- **PROBLEM DETAILS**
Single out the lines of the material that contain "this" and copy them.

[Data items]
- - -
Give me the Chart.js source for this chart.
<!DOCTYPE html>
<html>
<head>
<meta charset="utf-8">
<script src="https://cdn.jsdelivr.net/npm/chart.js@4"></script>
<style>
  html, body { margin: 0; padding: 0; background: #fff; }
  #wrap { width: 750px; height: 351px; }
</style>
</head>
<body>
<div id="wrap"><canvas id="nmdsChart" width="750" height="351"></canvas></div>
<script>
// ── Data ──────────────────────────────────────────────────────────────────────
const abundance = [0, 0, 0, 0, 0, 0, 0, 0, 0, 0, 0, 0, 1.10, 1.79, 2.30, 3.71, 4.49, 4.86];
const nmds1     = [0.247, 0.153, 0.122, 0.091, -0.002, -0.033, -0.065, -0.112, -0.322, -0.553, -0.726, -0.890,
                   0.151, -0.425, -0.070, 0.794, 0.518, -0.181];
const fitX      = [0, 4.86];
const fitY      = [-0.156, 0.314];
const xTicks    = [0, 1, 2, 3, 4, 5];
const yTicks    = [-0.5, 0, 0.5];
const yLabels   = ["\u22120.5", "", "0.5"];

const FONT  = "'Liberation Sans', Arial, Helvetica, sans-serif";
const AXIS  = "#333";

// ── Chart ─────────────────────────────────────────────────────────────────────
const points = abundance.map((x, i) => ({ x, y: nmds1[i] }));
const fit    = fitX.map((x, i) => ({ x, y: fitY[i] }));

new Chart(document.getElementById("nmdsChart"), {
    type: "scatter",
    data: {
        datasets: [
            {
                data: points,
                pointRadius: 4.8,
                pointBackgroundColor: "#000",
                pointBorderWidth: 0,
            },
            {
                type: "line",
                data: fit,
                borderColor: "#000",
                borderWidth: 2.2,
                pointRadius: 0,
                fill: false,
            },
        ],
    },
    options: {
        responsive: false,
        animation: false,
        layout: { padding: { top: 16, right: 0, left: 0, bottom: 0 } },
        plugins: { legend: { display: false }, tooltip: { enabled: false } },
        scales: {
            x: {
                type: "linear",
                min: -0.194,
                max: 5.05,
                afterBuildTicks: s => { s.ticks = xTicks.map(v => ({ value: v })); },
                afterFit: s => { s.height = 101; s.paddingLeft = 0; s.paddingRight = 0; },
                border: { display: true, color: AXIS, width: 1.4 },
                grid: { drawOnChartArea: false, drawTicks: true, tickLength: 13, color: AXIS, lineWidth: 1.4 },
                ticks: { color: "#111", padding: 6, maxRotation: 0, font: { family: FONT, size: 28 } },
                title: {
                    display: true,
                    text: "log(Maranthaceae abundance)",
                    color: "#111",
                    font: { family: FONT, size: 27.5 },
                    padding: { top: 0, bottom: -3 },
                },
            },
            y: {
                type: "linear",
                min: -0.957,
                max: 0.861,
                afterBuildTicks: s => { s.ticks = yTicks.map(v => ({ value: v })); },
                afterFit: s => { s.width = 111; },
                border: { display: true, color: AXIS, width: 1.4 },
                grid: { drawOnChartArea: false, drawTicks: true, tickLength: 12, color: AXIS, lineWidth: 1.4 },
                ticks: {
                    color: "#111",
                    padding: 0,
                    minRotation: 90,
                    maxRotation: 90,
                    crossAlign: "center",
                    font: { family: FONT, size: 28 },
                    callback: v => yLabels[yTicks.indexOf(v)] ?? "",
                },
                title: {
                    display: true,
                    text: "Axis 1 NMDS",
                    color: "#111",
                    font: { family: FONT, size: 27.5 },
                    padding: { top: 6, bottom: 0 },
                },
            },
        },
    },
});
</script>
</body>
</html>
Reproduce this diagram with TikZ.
- - -
- **REPLY TO THE TASK**
Give me the Chart.js source for this chart.
Reproduce this diagram with TikZ.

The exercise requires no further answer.